La filmografía de Zombie es breve y coherente. De entrada, dos virtudes. Del mismo modo, sus cuatro películas parecen fluir con una extraña lógica, como un ensayo de puro cine que no terminara de cerrarse sobre sí mismo, cine que avanza en la duda, en el balbuceo, que emociona o que fracasa precisamente porque asume riesgos.
Reconozco que la primera vez que me enfrenté a La casa de los mil cadáveres no me gustó demasiado. Me pareció un producto pasable, lejanamente superior a las otras doscientas películas slasher que surgieron ese lustro al calor de un -incomprensible, pero intenso- revival Wes Craven. Sin embargo, una vez que la colocas al lado de Los renegados del diablo, y las dos partes de Halloween, la cosa cambia.
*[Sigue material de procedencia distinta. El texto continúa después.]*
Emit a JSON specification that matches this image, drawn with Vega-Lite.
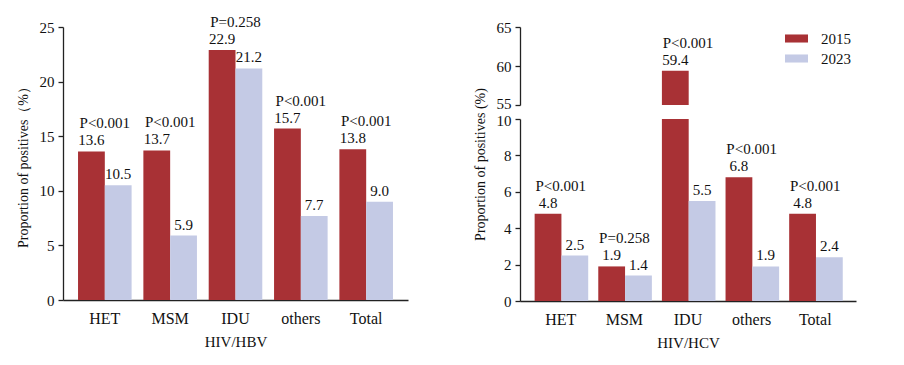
{
  "$schema": "https://vega.github.io/schema/vega-lite/v6.json",
  "background": "white",
  "padding": {"left": 16, "top": 14, "right": 5, "bottom": 5},
  "config": {
    "font": "Liberation Serif",
    "view": {"stroke": null},
    "axis": {
      "labelFont": "Liberation Serif", "titleFont": "Liberation Serif",
      "labelFontSize": 15, "titleFontSize": 15, "titleFontWeight": "normal",
      "labelColor": "#111", "titleColor": "#111",
      "domainColor": "#222", "tickColor": "#222", "grid": false,
      "domainWidth": 1.3, "tickWidth": 1.3
    },
    "axisY": {"tickSize": 5, "labelPadding": 4, "titleFontSize": 14, "titlePadding": 9},
    "axisX": {"ticks": false, "labelPadding": 10, "titlePadding": 8, "labelAngle": 0, "labelFontSize": 16},
    "legend": {"labelFont": "Liberation Serif", "labelFontSize": 15, "labelColor": "#111"},
    "text": {"font": "Liberation Serif", "fontSize": 15, "color": "#111"}
  },
  "datasets": {
    "hbv": [
      {"group": "HET", "year": "2015", "value": 13.6, "p": "P<0.001"},
      {"group": "HET", "year": "2023", "value": 10.5},
      {"group": "MSM", "year": "2015", "value": 13.7, "p": "P<0.001"},
      {"group": "MSM", "year": "2023", "value": 5.9},
      {"group": "IDU", "year": "2015", "value": 22.9, "p": "P=0.258"},
      {"group": "IDU", "year": "2023", "value": 21.2},
      {"group": "others", "year": "2015", "value": 15.7, "p": "P<0.001"},
      {"group": "others", "year": "2023", "value": 7.7},
      {"group": "Total", "year": "2015", "value": 13.8, "p": "P<0.001"},
      {"group": "Total", "year": "2023", "value": 9.0}
    ],
    "hcv": [
      {"group": "HET", "year": "2015", "value": 4.8, "p": "P<0.001"},
      {"group": "HET", "year": "2023", "value": 2.5},
      {"group": "MSM", "year": "2015", "value": 1.9, "p": "P=0.258"},
      {"group": "MSM", "year": "2023", "value": 1.4},
      {"group": "IDU", "year": "2015", "value": 59.4, "p": "P<0.001"},
      {"group": "IDU", "year": "2023", "value": 5.5},
      {"group": "others", "year": "2015", "value": 6.8, "p": "P<0.001"},
      {"group": "others", "year": "2023", "value": 1.9},
      {"group": "Total", "year": "2015", "value": 4.8, "p": "P<0.001"},
      {"group": "Total", "year": "2023", "value": 2.4}
    ]
  },
  "bounds": "flush",
  "spacing": 112,
  "resolve": {"scale": {"x": "independent", "y": "independent", "color": "independent"}, "legend": {"color": "independent"}},
  "hconcat": [
    {
      "width": 345, "height": 273,
      "data": {"name": "hbv"},
      "encoding": {
        "x": {"field": "group", "type": "nominal", "sort": null,
              "scale": {"domain": ["HET", "MSM", "IDU", "others", "Total"], "paddingInner": 0.18, "paddingOuter": 0.23},
              "axis": {"title": "HIV/HBV"}},
        "y": {"field": "value", "type": "quantitative",
              "scale": {"domain": [0, 25]},
              "axis": {"values": [0, 5, 10, 15, 20, 25], "title": "Proportion of positives（%）"}}
      },
      "layer": [
        {
          "mark": {"type": "bar"},
          "encoding": {
            "xOffset": {"field": "year", "type": "nominal", "scale": {"domain": ["2015", "2023"]}},
            "color": {"field": "year", "type": "nominal", "scale": {"domain": ["2015", "2023"], "range": ["#A83135", "#C4CAE5"]}, "legend": null}
          }
        },
        {
          "mark": {"type": "text", "baseline": "alphabetic", "dy": -6},
          "encoding": {
            "xOffset": {"field": "year", "type": "nominal", "scale": {"domain": ["2015", "2023"]}},
            "text": {"field": "value", "type": "quantitative", "format": ".1f"}
          }
        },
        {
          "transform": [{"filter": "datum.p"}],
          "mark": {"type": "text", "baseline": "alphabetic", "dy": -23},
          "encoding": {"text": {"field": "p", "type": "nominal"}}
        }
      ]
    },
    {
      "bounds": "flush",
      "spacing": 14,
      "resolve": {"scale": {"x": "independent", "y": "independent", "color": "independent"}, "legend": {"color": "independent"}},
      "vconcat": [
        {
          "width": 336, "height": 78,
          "data": {"name": "hcv"},
          "transform": [{"filter": "datum.value >= 55"}],
          "encoding": {
            "x": {"field": "group", "type": "nominal", "sort": null,
                  "scale": {"domain": ["HET", "MSM", "IDU", "others", "Total"], "paddingInner": 0.18, "paddingOuter": 0.23},
                  "axis": null},
            "y": {"field": "value", "type": "quantitative",
                  "scale": {"domain": [55, 65]},
                  "axis": {"values": [55, 60, 65], "title": null,
                           "labelOffset": {"condition": {"test": "datum.value === 55", "value": -1.5}, "value": 0}}}
          },
          "layer": [
            {
              "mark": {"type": "bar", "clip": true},
              "encoding": {
                "xOffset": {"field": "year", "type": "nominal", "scale": {"domain": ["2015", "2023"]}},
                "color": {"field": "year", "type": "nominal", "scale": {"domain": ["2015", "2023"], "range": ["#A83135", "#C4CAE5"]},
                          "legend": {"title": null, "orient": "none", "legendX": 265, "legendY": 0, "padding": 0,
                                     "symbolType": "M-1,-0.35L1,-0.35L1,0.35L-1,0.35Z", "symbolSize": 529,
                                     "symbolStrokeWidth": 0, "labelOffset": 13, "rowPadding": 0}}
              }
            },
            {
              "mark": {"type": "text", "baseline": "alphabetic", "dy": -6},
              "encoding": {
                "xOffset": {"field": "year", "type": "nominal", "scale": {"domain": ["2015", "2023"]}},
                "text": {"field": "value", "type": "quantitative", "format": ".1f"}
              }
            },
            {
              "transform": [{"filter": "datum.p"}],
              "mark": {"type": "text", "baseline": "alphabetic", "dy": -23},
              "encoding": {"text": {"field": "p", "type": "nominal"}}
            }
          ]
        },
        {
          "width": 336, "height": 182,
          "data": {"name": "hcv"},
          "encoding": {
            "x": {"field": "group", "type": "nominal", "sort": null,
                  "scale": {"domain": ["HET", "MSM", "IDU", "others", "Total"], "paddingInner": 0.18, "paddingOuter": 0.23},
                  "axis": {"title": "HIV/HCV"}},
            "y": {"field": "value", "type": "quantitative",
                  "scale": {"domain": [0, 10]},
                  "axis": {"values": [0, 2, 4, 6, 8, 10], "title": "Proportion of positives (%)", "titleY": 45,
                           "labelOffset": {"condition": {"test": "datum.value === 10", "value": 1.5}, "value": 0}}}
          },
          "layer": [
            {
              "mark": {"type": "bar", "clip": true},
              "encoding": {
                "xOffset": {"field": "year", "type": "nominal", "scale": {"domain": ["2015", "2023"]}},
                "color": {"field": "year", "type": "nominal", "scale": {"domain": ["2015", "2023"], "range": ["#A83135", "#C4CAE5"]}, "legend": null}
              }
            },
            {
              "transform": [{"filter": "datum.value <= 10"}],
              "mark": {"type": "text", "baseline": "alphabetic", "dy": -6},
              "encoding": {
                "xOffset": {"field": "year", "type": "nominal", "scale": {"domain": ["2015", "2023"]}},
                "text": {"field": "value", "type": "quantitative", "format": ".1f"}
              }
            },
            {
              "transform": [{"filter": "datum.p && datum.value <= 10"}],
              "mark": {"type": "text", "baseline": "alphabetic", "dy": -23},
              "encoding": {"text": {"field": "p", "type": "nominal"}}
            }
          ]
        }
      ]
    }
  ]
}
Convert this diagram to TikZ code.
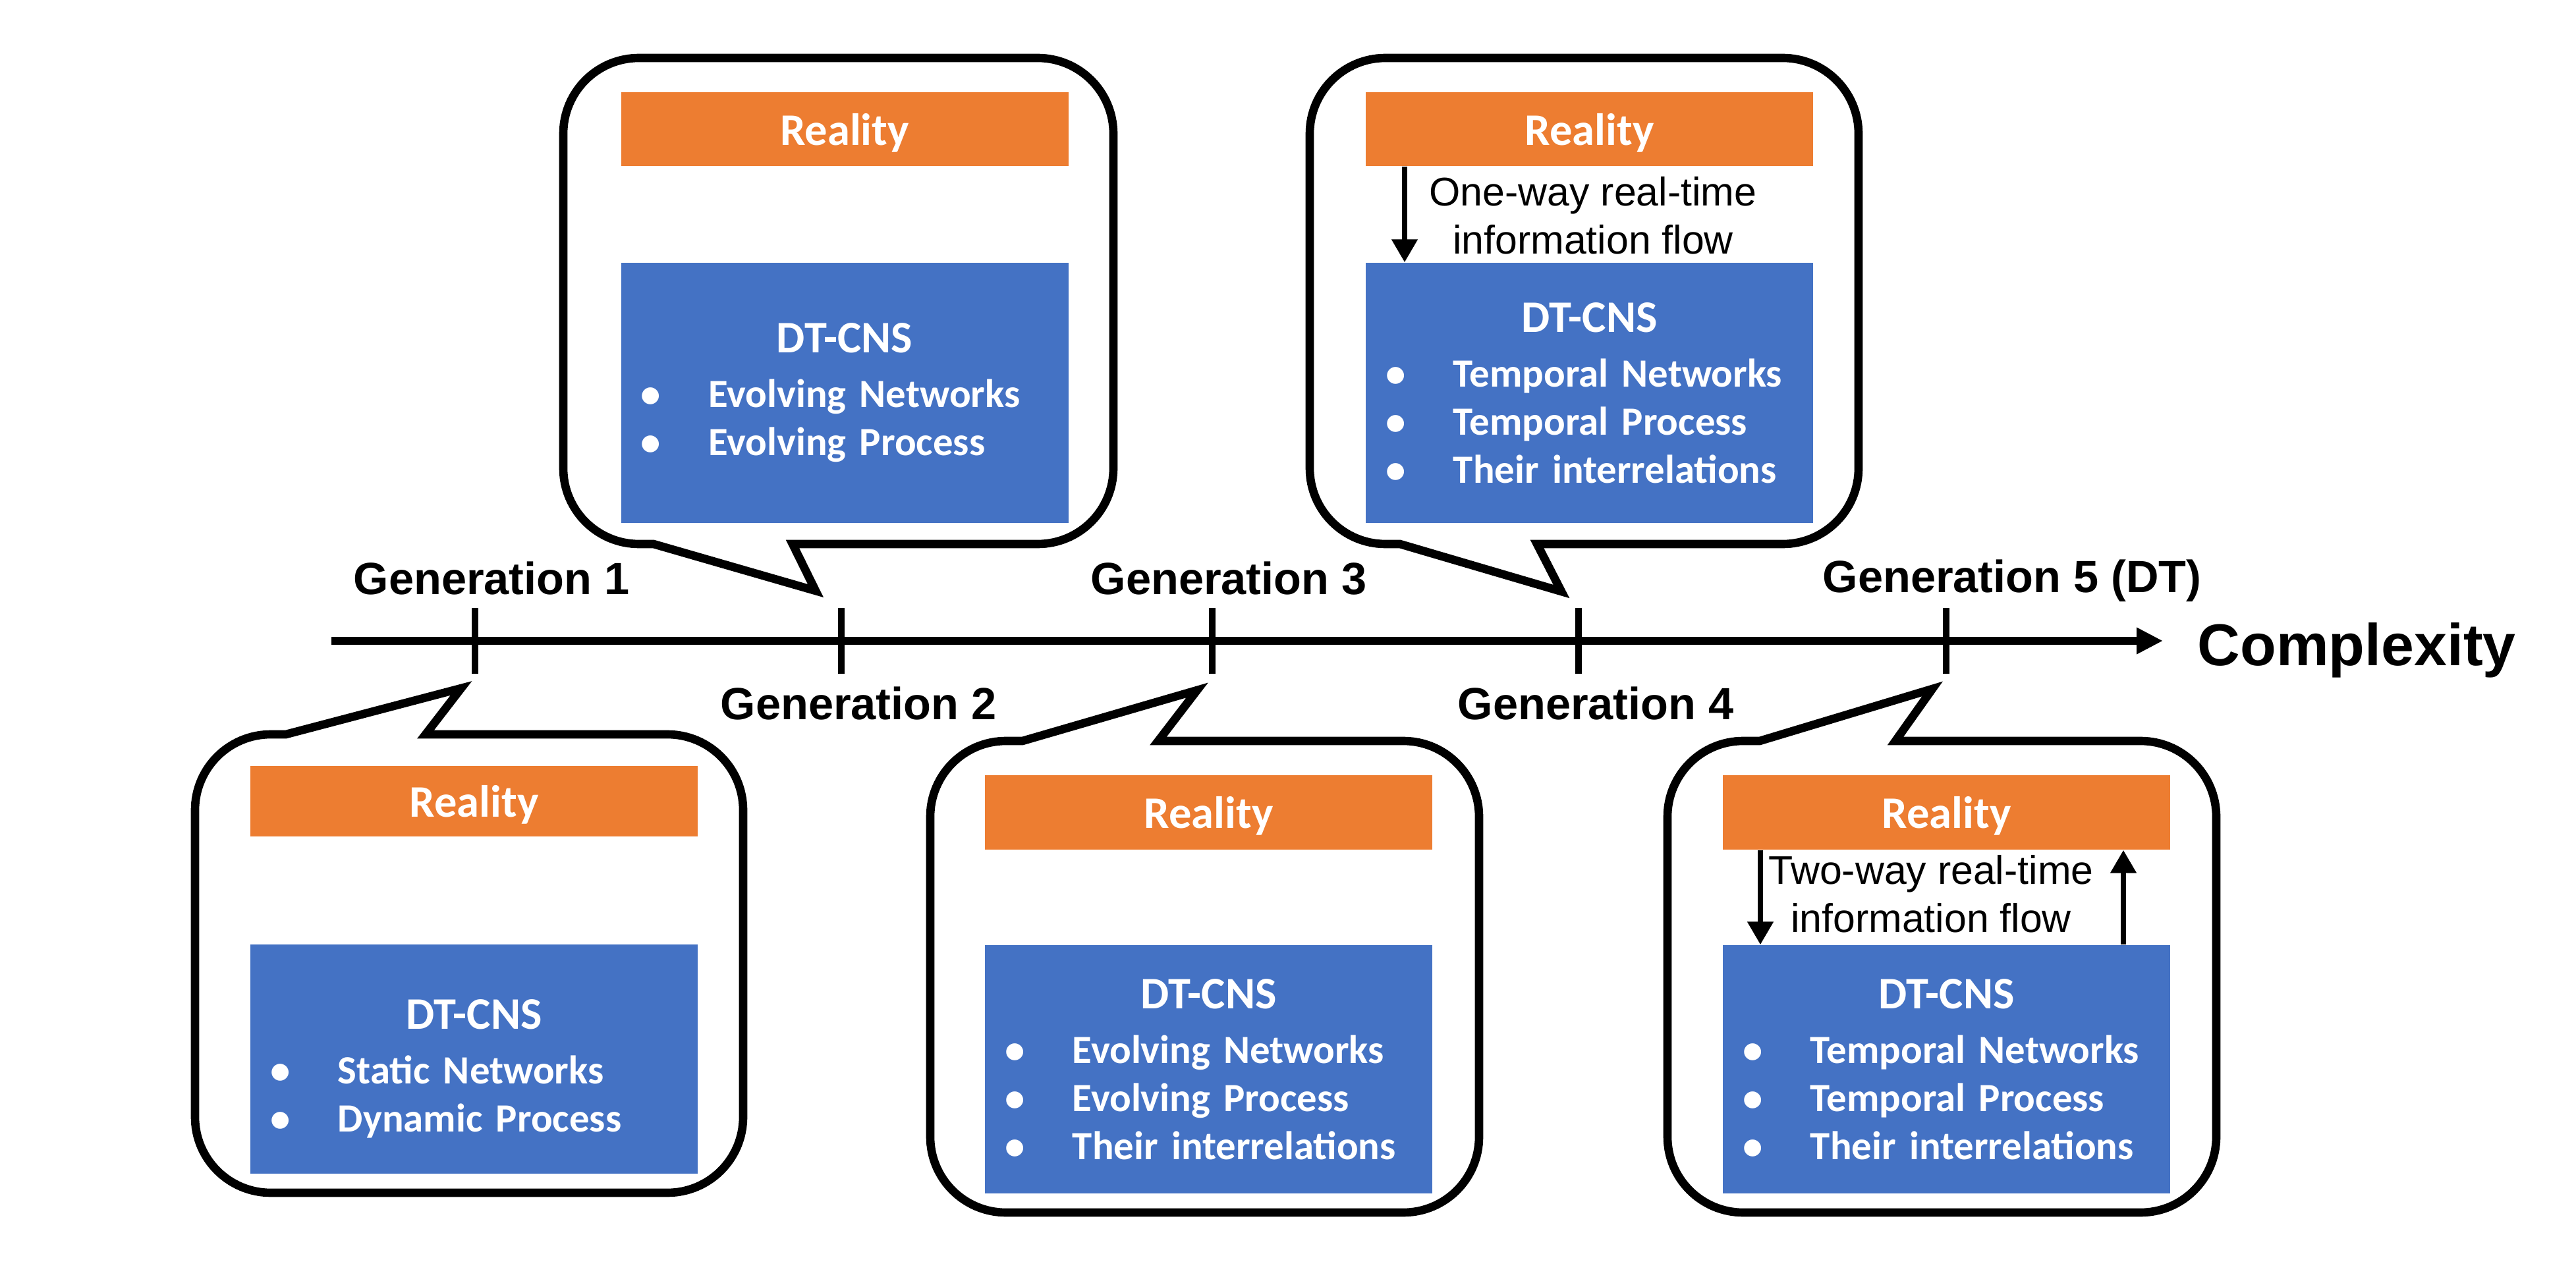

Se convierte en el primer paso de otra cosa mucho más grande, un tremendo óleo de sangre y cultura popular sobre el que se pueden leer los esfuerzos por contar historias más allá del trazo grueso, del payaso asesino, de la teta por la teta. Zombie no quiere ser un imbécil a la sombra de la generación Tarantino, y por eso despunta y hace quiebros, se convierte en un recortador del gore, un pequeño auteur a medio camino entre El Bosco, David Lynch y las películas porno sesenteras. Es cruel. Es implacable. Es inteligente, y por eso sabe que lo suyo es la manipulación, el truco de magia, la extraña empatía con los monstruos, el deseo, el goce. Zombie maneja el problema del goce como Dios, y por eso está fascinado con La naranja mecánica, y por eso le quita a Kubrick el elemento intelectual y le introduce de lleno una vírgen/vixens siliconada, el mono/falo de 2001 pero en clave de country y con adolescentes fornifollando.
Y es que Zombie no es ningún machaca. La prueba evidente es esa especie de laxitud moral que recorre su obra. O, mejor dicho, su mirada. ¿Cuándo está Zombie hablando en serio y cuándo está hablando en broma? La diferencia con cintas como Planet Horror o Braindead es que, inquietantemente, Zombie lleva la cámara al límite de la carcajada y de la angustia... sin decidirse por ninguno de los polos. Es un equilibrista entre el horror y la coña marinera, de tal modo que al final sus cuatro cintas pensadas, así, en bloque, resultan ser una suerte de Crítica de la razón sádica. Lo que, para días en los que uno anda con la mirada torva, es maravilloso.
Me gusta. Me gusta cómo Zombie rueda el color del neón sobre la carne de las putas, me gustan sus adolescentes aterradas, me gustan sus cuerpos descuartizados. Me gusta, porque es una estética del Apocalipsis para resistentes. Si ahora tuviera 16 años, me gustaría Zombie incluso más que Bergman. Ustedes quizá no lo recuerden -quizá no lo hayan vivido- pero ciertos textos límite son textos de resistencia. Ideológica y personal. Zombie camina en esa línea, decidamos verlo o no. Y quizá esa es la clave: espacios de resistencia para un pensamiento gore.